Monday, July 21, 2008

Now Wait A Minute...

Please consider the following AP story:

BOSTON - An activist group hoping to pressure the Roman Catholic Church into dropping its long-standing prohibition barring women from the priesthood says it ordained three women on Sunday.

Church officials did not recognize the ordination, and the Vatican has previously warned that women taking part in ordination ceremonies will be excommunicated.

The group known as Roman Catholic Womenpriests held the ceremony at the Church of the Covenant, a Protestant Church in Boston.

Consider again the statement from the Vatican that "...Church officials did not recognize the ordination..."

I don't know about you, but one of the first things that comes into my mind is, you can't have it both ways. Really, you can't.

You can't say that something never happened, which is what the Vatican is saying in that the ordination isn't valid, while at the same time saying the individuals involved will now suffer consequences, and nasty ones at that, for something which either did not or could not happen.

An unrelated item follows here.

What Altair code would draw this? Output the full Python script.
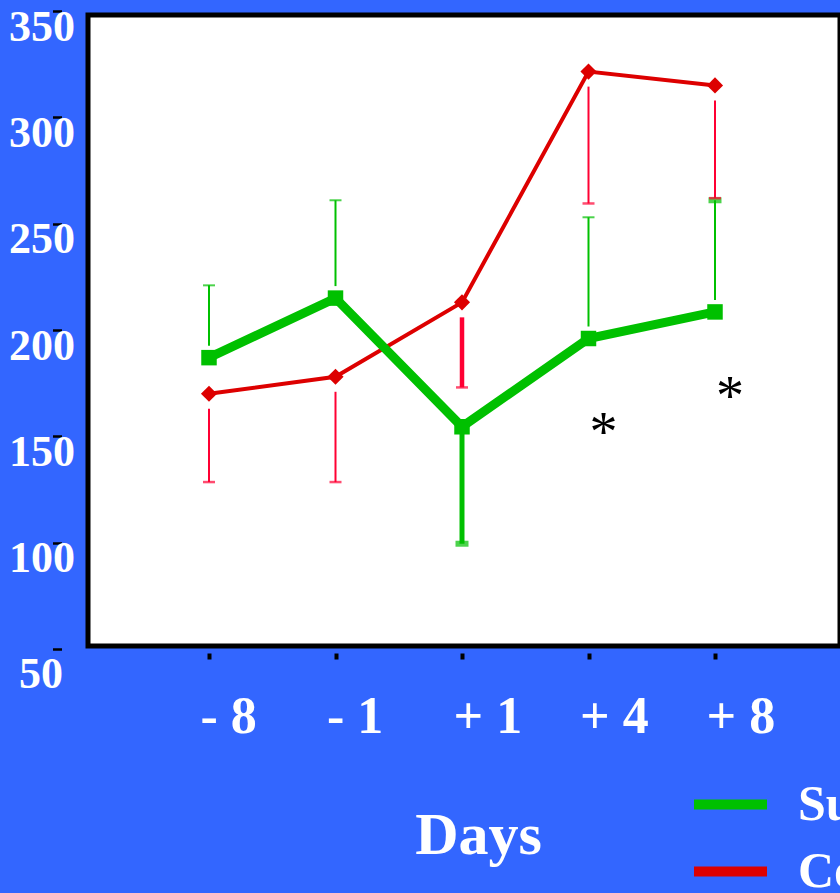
import altair as alt
import pandas as pd

# Days relative to the procedure
days = ["- 8", "- 1", "+ 1", "+ 4", "+ 8"]
groups = ["Surgery", "Control"]

# Group means and the far end of each one-sided error bar
surgery_mean = [187, 215, 154.5, 196, 208.5]
surgery_bar_end = [221, 261, 99.5, 253, 261]
control_mean = [170, 178, 213, 321.5, 315]
control_bar_end = [128.5, 128.5, 173, 259.5, 262]

# Significance markers
sig_days = ["+ 4", "+ 8"]
sig_level = [143, 160]

y_ticks = [50, 100, 150, 200, 250, 300, 350]

GREEN = "#00C000"
RED_LINE = "#DD0000"
RED_BAR = "#FF0033"
BLUE = "#3366FF"
SERIF = "Liberation Serif"

rows = []
for g, means, ends in [("Surgery", surgery_mean, surgery_bar_end),
                       ("Control", control_mean, control_bar_end)]:
    for d, m, e in zip(days, means, ends):
        rows.append({"day": d, "group": g, "mean": m, "end": e})
df = pd.DataFrame(rows)
sig = pd.DataFrame({"day": sig_days, "level": sig_level})

x_scale = alt.Scale(type="point", domain=days, range=[121, 627], padding=0)
y_scale = alt.Scale(domain=[50, 350], range=[634, -4], nice=False, zero=False)

x_axis = alt.Axis(
    domain=False, grid=False, ticks=True, tickColor="black", tickSize=6,
    tickWidth=4, offset=7, labelColor="white", labelFont=SERIF,
    labelFontWeight="bold", labelFontSize=52, labelAlign="left", labelAngle=0,
    labelOffset=-9, labelPadding=32, labelBaseline="top",
    title="Days", titleColor="white", titleFont=SERIF, titleFontWeight="bold",
    titleFontSize=60, titleX=390, titleY=200, titleBaseline="alphabetic",
    titleAlign="center", labelOverlap=False,
)
y_axis = alt.Axis(
    values=y_ticks, domain=False, grid=False, ticks=True, tickColor="black",
    tickSize=9, tickWidth=2.5, offset=26.5, labelColor="white",
    labelFont=SERIF, labelFontWeight="bold", labelFontSize=44,
    labelAlign="right", labelBaseline="middle", labelFlush=False,
    labelOverlap=False, title=None,
    labelPadding={"condition": {"test": "datum.value == 50", "value": -10}, "value": -22},
    labelOffset={"condition": {"test": "datum.value == 50", "value": 25}, "value": 16},
)

X = alt.X("day:N", scale=x_scale, sort=days, axis=x_axis)
Y = alt.Y("mean:Q", scale=y_scale, axis=y_axis)
Y_END = alt.Y("end:Q", scale=y_scale, axis=y_axis)

legend = alt.Legend(
    orient="none", legendX=601, legendY=748, title=None,
    symbolType="stroke", symbolSize=5329, symbolStrokeWidth=10,
    labelFont=SERIF, labelFontWeight="bold", labelFontSize=50,
    labelColor="white", labelOffset=26, rowPadding=0, labelLimit=0,
)
color = alt.Color("group:N", scale=alt.Scale(domain=groups, range=[GREEN, RED_LINE]),
                  legend=legend)

base = alt.Chart(df)
surg = base.transform_filter("datum.group == 'Surgery'")
ctrl = base.transform_filter("datum.group == 'Control'")

# Error bar stems
green_up = surg.transform_filter("datum.end > datum.mean").mark_rule(
    color=GREEN, yOffset=-12, strokeWidth=2).encode(x=X, y=Y, y2="end:Q")
green_down = surg.transform_filter("datum.end < datum.mean").mark_rule(
    color=GREEN, strokeWidth=5).encode(x=X, y=Y, y2="end:Q")
red_down = ctrl.mark_rule(color=RED_BAR, yOffset=15).encode(
    x=X, y=Y, y2="end:Q",
    strokeWidth=alt.condition("datum.day == '+ 1'", alt.value(4.5), alt.value(2)))

# Error bar caps
thick_cap = "datum.day == '+ 1' || datum.day == '+ 8'"
green_caps_thin = surg.transform_filter(f"!({thick_cap})").mark_tick(
    orient="horizontal", size=12, thickness=2, color=GREEN).encode(x=X, y=Y_END)
green_caps_thick = surg.transform_filter(thick_cap).mark_tick(
    orient="horizontal", size=13, thickness=6, color=GREEN).encode(x=X, y=Y_END)
red_caps = ctrl.mark_tick(orient="horizontal", size=12, thickness=2.5,
                          color=RED_BAR).encode(x=X, y=Y_END)

# Mean lines (green drawn over red)
red_line = ctrl.mark_line(strokeWidth=4).encode(x=X, y=Y, color=color)
green_line = surg.mark_line(strokeWidth=9).encode(x=X, y=Y, color=color)

# Markers
red_pts = ctrl.mark_point(shape="diamond", filled=True, size=260, color=RED_LINE,
                          opacity=1).encode(x=X, y=Y)
green_pts = surg.mark_point(shape="square", filled=True, size=240, color=GREEN,
                            opacity=1).encode(x=X, y=Y)

stars = alt.Chart(sig).mark_text(
    text="*", font=SERIF, fontSize=56, color="black", baseline="alphabetic", dx=15
).encode(x=alt.X("day:N", scale=x_scale, sort=days, axis=x_axis),
         y=alt.Y("level:Q", scale=y_scale, axis=y_axis))

chart = alt.layer(
    green_up, green_down, red_down,
    green_caps_thin, green_caps_thick, red_caps,
    red_line, green_line, red_pts, green_pts, stars,
).properties(
    width=752, height=631, background=BLUE,
    padding={"left": 88, "top": 15, "right": 0, "bottom": 247},
    autosize=alt.AutoSizeParams(type="none"),
).configure_view(fill="white", stroke="black", strokeWidth=5)

chart.save("out.html", embed_options={"renderer": "svg", "actions": False})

Also, for there to have been a valid ordination, Apostolic Succession must be in place. According to these women's website, that is solidly in place. Check their site, draw your own conclusions.

It's analogous to, oh, let's say, me, swearing you in as a Judge of Commonwealth Court. To state the absurdly obvious, I sure as hell cannot make you a judge, so me just saying the words does no harm. And it certainly doesn't make you a judge.

So, either these women are or are not priests. They might be excommunicated priests, but they are priests nonetheless, because once a priest always a priest. I learned that in probably third grade from my Baltimore Catechism via Sister James Francis, IHM. The imprint of Holy Orders never goes away. It may be controlled, limited, confined, and perhaps suppressed, but it never goes away.

Face it, these women are indeed priests. The Vatican's excommunicating them only proves that they are.

Personally, and this is just an opinion, the day is long overdue for the ordination of women.

Insanely overdue is the issue of celibacy becoming optional.

Again personally, I think what these women did was right.

And haven't the men just a swell job of running The Church?